My Rust-Oleum paint job -- Flat Black and Safety Red. Because if you're going to paint your car with Rust-Oleum and a paint roller in your dirt driveway in the middle of South Carolina's pollen season, you might as well go two-toned.
This process involves several thin coats of Rust-Oleum diluted (50/50) with mineral spirits and applied with a high density foam roller. I primed after sanding with Rust-Oleum metal and plastic primer diluted the same way (this car is, I swear, 50% plastic). Light and wet sanding with steel wool, a scouring pad, and very fine sandpaper between coats took care of much of the debris and the poor little bugs that could not resist a taste of wet paint. Rust-Oleum requires some drying time, so I generally applied one coat a day over several days -- five coats of red, six of black.
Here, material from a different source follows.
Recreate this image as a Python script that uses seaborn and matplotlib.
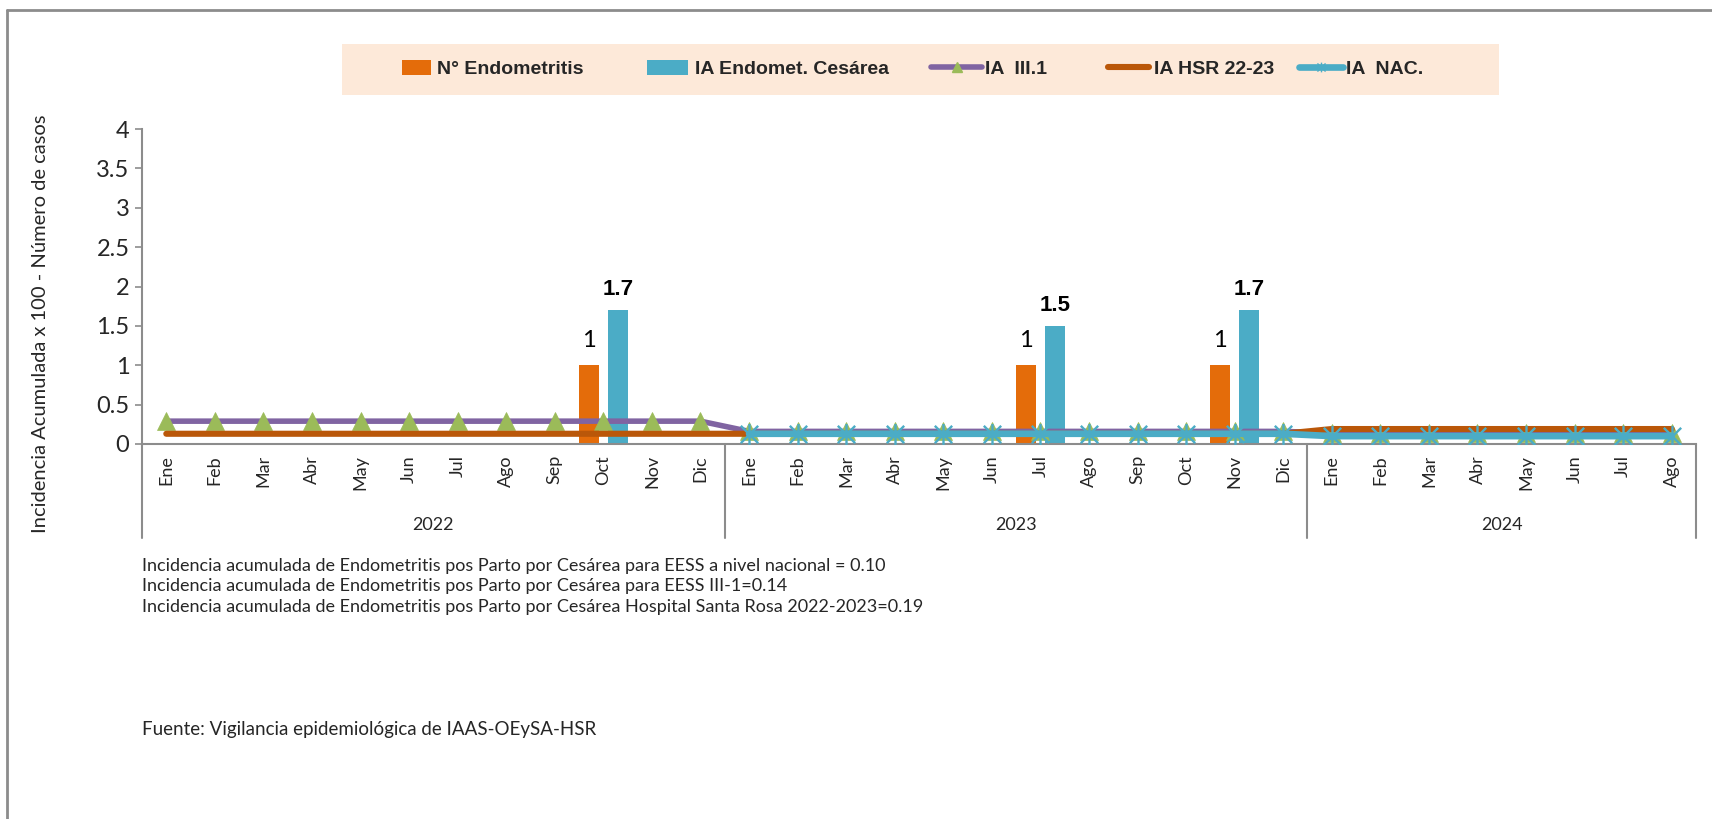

Touted as the $50 Rust-Oleum Paint Job on some sites, it probably cost more like $100.
I had damaged this car's paint job with a polish kit that reacted with the clear coat. It took two or three years for most of the shine to flake off, exposing the paint to oxidation. This vehicle looked pitiful, and I had little to lose by experimenting.
After a little touching up with a foam brush, I'm pleased with the result.
Next Rust-Oleum project will involve the hood of my beautiful 1994 Ford Ranger. I promise a step by step of that one.